I get what OH is saying here. I love Brandi's music, but sometimes her records are overproduced. Ray Charles had the same problem, if "problem" it was. And, like with Ray, I think the singer is more responsible than the producers for how those records sound since both basically were responsible for them.
 
"The Joke" by Brandi Carlile: I love her voice. She's obviously a great singer. Structurally the song is good, but the people involved are afraid to let her voice do the heavy lifting. They're afraid of simplicity and so whenever she goes big, they bring all the music up with it, like the strings in a Steven Spielberg movie to hammer the point home. It's so corny and manipulative. There's a universe in which that song could be powerful, and I imagine the demo of it sounded great, but it was so overwrought in the studio that anything a dude like me would connect with has been sanded down or worn away. Compare it to this song by Nina Nastasia. Like the Brandi Carlile song, it's simultaneously small and quiet but grandiose. It has a mix of electric and acoustic. But everything sounds natural, and there's an immediacy to the recordings. When she goes big, her voice carries where it needs to carry, and the music doesn't compete with that. The whole thing creates a world that you can inhabit.
I get what OH is saying here. I love Brandi's music, but sometimes her records are overproduced. Ray Charles had the same problem, if "problem" it was. And, like with Ray, I think the singer is more responsible than the producers for how those records sound since both basically were responsible for them.
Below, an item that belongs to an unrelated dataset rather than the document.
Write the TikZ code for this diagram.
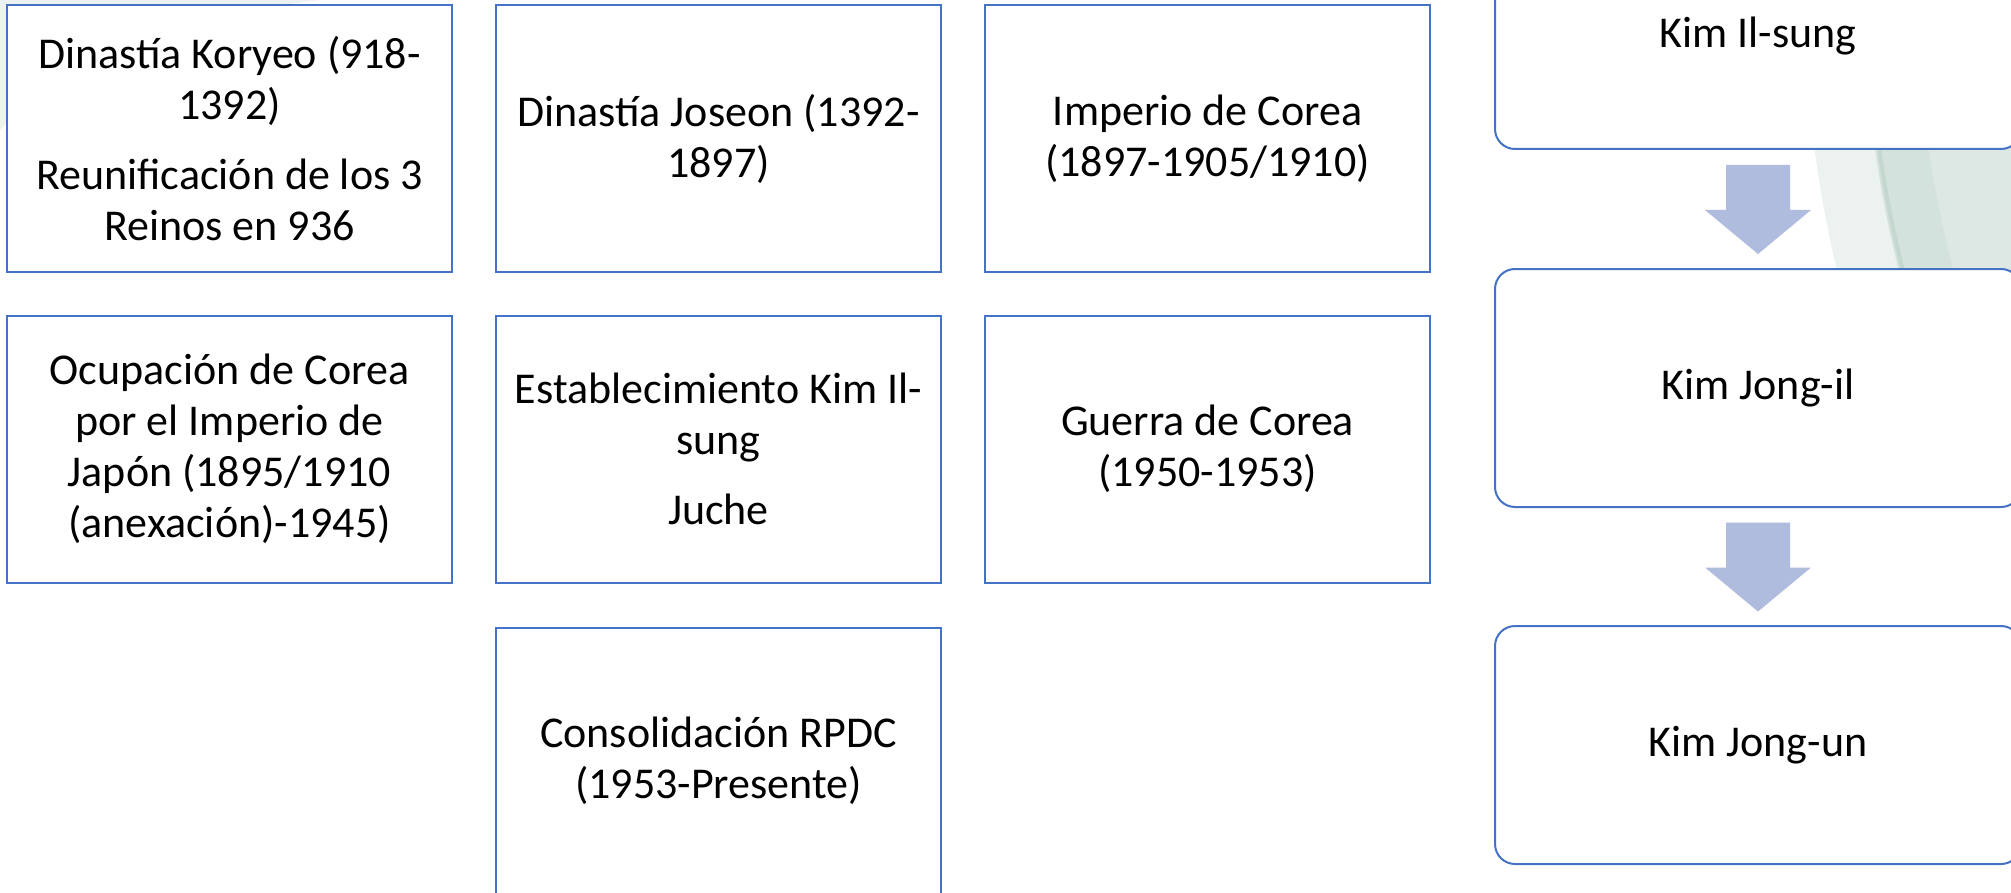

I think the Joke going big with production (Shooter Jennings produced) helped it break through to major airplay in 2018. This was mid-Trump...a time that required big noise to gain notice. It won two Grammy awards but lost out to "This is America" for song and record if the year.

I'll be curious to see your reaction to my #3, which I think is Brandi's best written song about love. It has a lovely vocal track that doesn't ask her to really belt it out, and the production stays (mostly) simple. I don't think it's very well known, so I believe it will surprise some people.

In between in an early BC song that kept climbing my list each time I replayed the albums while building my list.